Of course, Google wants what you show to Google to exactly match what the end user’s experience to be when they visit your page. If you are hiding text and content, or hiding links — Google would consider this as manipulating your rankings, by providing stuffed data that isn’t actually available on your page. If someone finds your page, based on content that is supposedly there, yet that content is hidden when they arrive on the page, that can provide a negative user experience. As such, Google would reduce your rankings based on the perceived manipulation.
I’m listing this one first, because it is something that many SEOs violate unwittingly. An extremely common tactic that many templates use is a “tabbing” structure, where there are several tabs displayed. Each tab has a block of content behind it, that is hidden until the tab is clicked, exposing the content. While this can be a helpful method to paginate content into more easily assimilated smaller chunks of text, it is a method that is used by webspammers to stuff a page full of content in the hopes of ranking higher.
Google cannot tell the difference,
whether your intention of hiding the content is to benefit a user or not. Using this sort of tabbed content sends a negative signal to Google. Certainly, the page can rank if it has enough positive signals — but it is best if you avoid all possible negative signals you can. Following are some wordings found in Matt Cutt’s patent:
Make sure Google has access to your CSS and JS files.
Google examines your .css and .js files to make certain text is not being hidden. If you inadvertently block Google from accessing these resources, by placing them in a directory where Google is prohibited from visiting via the robots.txt file, Google would then not be able to render how your page looks. This would be bad from the perspective of Google not knowing whether you’re trying to hide text, but furthermore — it wouldn’t know if your page is compliant for mobile traffic. Making .js and .css files inaccessible is not recommended, and make sure your robots file isn’t blocking the /wp-content/ directory (where many .css and .js files are located), because that is where your WordPress theme is typically found.
Another part of the patent involves links that are virtually hidden by the fact that the anchor text is so small. For instance, if a link is fashioned as such: <a href=”http://example.com/”>.</a>, Google would determine that link is being hidden. The patent also mentions a dash being used, and one could also assume that a 1 pixel image would also trip their filter.

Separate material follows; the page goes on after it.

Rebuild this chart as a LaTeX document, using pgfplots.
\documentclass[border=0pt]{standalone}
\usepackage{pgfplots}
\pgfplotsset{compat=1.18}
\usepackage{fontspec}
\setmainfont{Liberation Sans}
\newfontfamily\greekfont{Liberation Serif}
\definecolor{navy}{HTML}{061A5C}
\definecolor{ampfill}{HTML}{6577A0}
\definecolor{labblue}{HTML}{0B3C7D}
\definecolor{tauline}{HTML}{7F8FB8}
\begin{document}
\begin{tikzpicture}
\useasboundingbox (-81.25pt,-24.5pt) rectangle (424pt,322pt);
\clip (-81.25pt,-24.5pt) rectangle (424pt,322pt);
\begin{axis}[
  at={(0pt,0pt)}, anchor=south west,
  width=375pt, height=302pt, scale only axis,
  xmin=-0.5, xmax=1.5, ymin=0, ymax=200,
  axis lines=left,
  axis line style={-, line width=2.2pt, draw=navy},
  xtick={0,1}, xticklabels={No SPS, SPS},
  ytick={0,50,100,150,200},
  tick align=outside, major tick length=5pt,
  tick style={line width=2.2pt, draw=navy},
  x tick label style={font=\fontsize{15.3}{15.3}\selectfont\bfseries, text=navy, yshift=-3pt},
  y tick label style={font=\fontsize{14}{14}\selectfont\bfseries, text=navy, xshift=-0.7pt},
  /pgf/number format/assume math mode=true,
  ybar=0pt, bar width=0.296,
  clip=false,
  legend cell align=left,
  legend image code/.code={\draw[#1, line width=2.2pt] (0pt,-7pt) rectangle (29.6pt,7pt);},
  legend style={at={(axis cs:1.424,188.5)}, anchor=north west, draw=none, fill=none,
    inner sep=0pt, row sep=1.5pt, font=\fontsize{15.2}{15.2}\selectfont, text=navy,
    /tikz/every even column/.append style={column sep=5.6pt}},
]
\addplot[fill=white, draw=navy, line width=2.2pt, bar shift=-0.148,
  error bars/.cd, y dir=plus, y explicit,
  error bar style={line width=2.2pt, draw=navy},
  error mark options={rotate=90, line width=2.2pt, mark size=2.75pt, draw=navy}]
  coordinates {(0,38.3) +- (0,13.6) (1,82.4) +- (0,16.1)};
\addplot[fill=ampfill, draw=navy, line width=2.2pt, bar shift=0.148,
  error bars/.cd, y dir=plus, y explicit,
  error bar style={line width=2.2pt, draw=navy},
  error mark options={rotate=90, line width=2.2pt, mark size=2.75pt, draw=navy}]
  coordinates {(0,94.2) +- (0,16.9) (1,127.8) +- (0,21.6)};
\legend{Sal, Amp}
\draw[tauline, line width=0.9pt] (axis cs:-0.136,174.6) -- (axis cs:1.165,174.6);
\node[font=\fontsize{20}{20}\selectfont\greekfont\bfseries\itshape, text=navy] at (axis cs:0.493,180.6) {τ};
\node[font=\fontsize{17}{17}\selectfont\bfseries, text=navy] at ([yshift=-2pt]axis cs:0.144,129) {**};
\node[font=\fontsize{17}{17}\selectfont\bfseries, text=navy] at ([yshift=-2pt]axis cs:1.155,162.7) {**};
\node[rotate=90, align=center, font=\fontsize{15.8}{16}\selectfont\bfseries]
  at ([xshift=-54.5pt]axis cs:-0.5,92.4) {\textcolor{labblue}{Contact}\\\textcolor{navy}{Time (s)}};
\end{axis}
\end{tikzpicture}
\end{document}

Another method of link hiding involves using images that are the same color as the background. The patent states:
One technique for hiding links involves the use of a very small image (e.g., a 1.times.1 pixel graphic interchange format (GIF)) that is used as a hyperlink. The image can be made to be so small that the image is not visible to users viewing the document, but may still be considered by search engines when ranking documents. In other situations, large images (e.g., 300 pixels wide and 200 pixels high) that are hyperlinks may be used that are the same color or similar color to the background.
To avoid having a problem with this portion of Google’s filter, make all your links obvious. The text in them should be of sufficient length, and if linking with an image, the image color and background color should not be the same.

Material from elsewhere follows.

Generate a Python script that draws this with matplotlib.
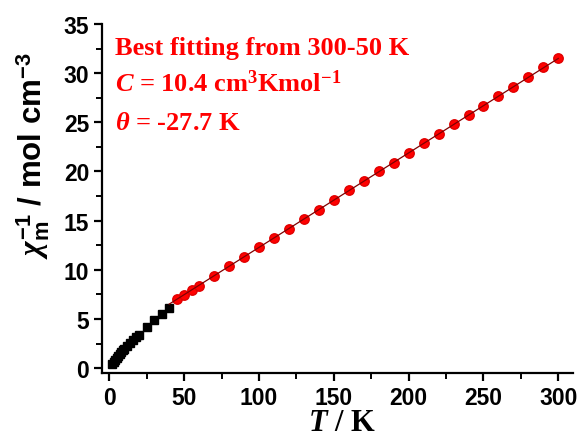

Image processing compared to document layout.
I found this next part amazing — that Google would go through such extents to try to find hidden text. This is what Google is capable of:
As an example, assume that a document has a blue background, a white background image placed on the blue background, and white text written in a table having a transparent background that that is placed on the background image.
That blockquoted section continues, explaining how Google will know that if you have a blue background, and a section of your layout has a white image set as the background of a div, and that div has white text, Google can detect it. I find it amazing that they process documents to that high of a degree.

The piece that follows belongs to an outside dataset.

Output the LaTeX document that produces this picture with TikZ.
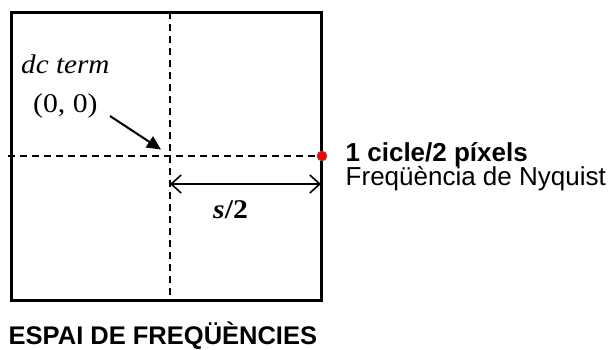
\documentclass[tikz,border=0pt]{standalone}
\usepackage{fontspec}
\setmainfont{Liberation Serif}
\newfontfamily\arialfont{Liberation Sans}
\usetikzlibrary{arrows.meta}
\begin{document}
\begin{tikzpicture}[x=1pt,y=-1pt,
  frame/.style={line width=3pt},
  axisline/.style={line width=1.5pt, dash pattern=on 7pt off 5pt},
  dimline/.style={line width=1.6pt,
    {Straight Barb[length=10pt,width=18pt]}-{Straight Barb[length=10pt,width=18pt]}},
  pointer/.style={line width=2pt, -{Triangle[length=14pt,width=13pt]}},
  seriflabel/.style={font=\fontsize{27}{30}\selectfont, inner sep=0pt, anchor=base west},
  sanslabel/.style={font=\arialfont\fontsize{26}{30}\selectfont, inner sep=0pt, anchor=base west},
  reddot/.style={circle, fill=red, draw=black!60, line width=0.6pt, minimum size=10pt, inner sep=0pt}
]
\useasboundingbox (0,0) rectangle (615,349);

% frequency square
\coordinate (nw) at (11,12);
\coordinate (se) at (321,300);
\draw[frame] (nw) rectangle (se);

% centre axes
\coordinate (vtop) at (170,12);
\coordinate (vbot) at (170,300);
\coordinate (hleft) at (8,156);
\coordinate (hright) at (321,156);
\draw[axisline] (vtop) -- (vbot);
\draw[axisline] (hleft) -- (hright);

% dc term label and pointer
\node[seriflabel] (dc) at (21,73.5) {\scalebox{1.08}[1]{\itshape dc term}};
\node[seriflabel] (origin) at (33,112) {\scalebox{1.1}[1]{(0, 0)}};
\coordinate (ptrstart) at (110,116);
\coordinate (ptrend) at (161,149.5);
\draw[pointer] (ptrstart) -- (ptrend);

% half sampling distance
\coordinate (dimL) at (170,184);
\coordinate (dimR) at (321,184);
\draw[dimline] (dimL) -- (dimR);
\node[seriflabel] (half) at (213,218.5) {\scalebox{1.1}[1]{{\bfseries\itshape s}{\bfseries /2}}};

% Nyquist point
\node[reddot] (nyq) at (322,156) {};
\node[sanslabel] (cyc) at (345.5,161.5) {\bfseries 1 cicle/2 píxels};
\node[sanslabel] (nyqtext) at (345.5,185) {Freqüència de Nyquist};

% caption
\node[sanslabel, font=\arialfont\bfseries\fontsize{25.5}{30}\selectfont] (title) at (8.5,344.5) {ESPAI DE FREQÜÈNCIES};
\end{tikzpicture}
\end{document}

Can Google determine whether you’re cloaking? Some sophisticated cloakers use various methods beyond simply looking for “Googlebot” as a user agent, going so far as to record all the IP addresses Google is known to visit through. Following is a portion of the patent pertaining to this.
FIG. 1 is an exemplary diagram of a system 100 in which systems and methods consistent with the principles of the invention may be implemented. System 100 may include multiple clients 110 connected to servers 120 and 130 via a network 140. Network 140 may include a local area network (LAN), a wide area network (WAN), a telephone network, such as the Public Switched Telephone Network (PSTN), an intranet, the Internet, a similar or dissimilar network, or a combination of networks. Two clients 110 and three servers 120/130 have been illustrated as connected to network 140 in FIG. 1 for simplicity. In practice, there may be more or fewer clients 110 and/or servers 120/130. Also, in some instances, a client 110 may perform the functions of a server 120/130 and a server 120/130 may perform the functions of a client 110.
Clients 110 may include devices, such as wireless telephones, personal computers, personal digital assistants (PDAs), lap tops, etc., threads or processes running on these devices, and/or objects executable by these devices. Servers 120/130 may include server devices, threads, and/or objects that operate upon, search, or maintain documents in a manner consistent with the principles of the invention. Clients 110 and servers 120/130 may connect to network 140 via wired, wireless, or optical connections.
Google’s hidden text and cloaking patent involves reading of web pages through a variety of networks, and through a variety of devices, in order to test whether you’re serving the same types of content to all of them.
In summary, everyone should verify that their templates do not hide content via menu or tabs. This is the one that potentially affects everyone. If you are someone who considers various blackhat methods to stuff text into a document, via content hidden through .js/.css or through cloaking, Google has infrastructure in place to detect it. These are negative signals. They may, or may not affect your rankings depending on whether your site has other positive or negative signals going on, which would either protect you from, or exacerbate penalties for various forms of hidden text on your pages.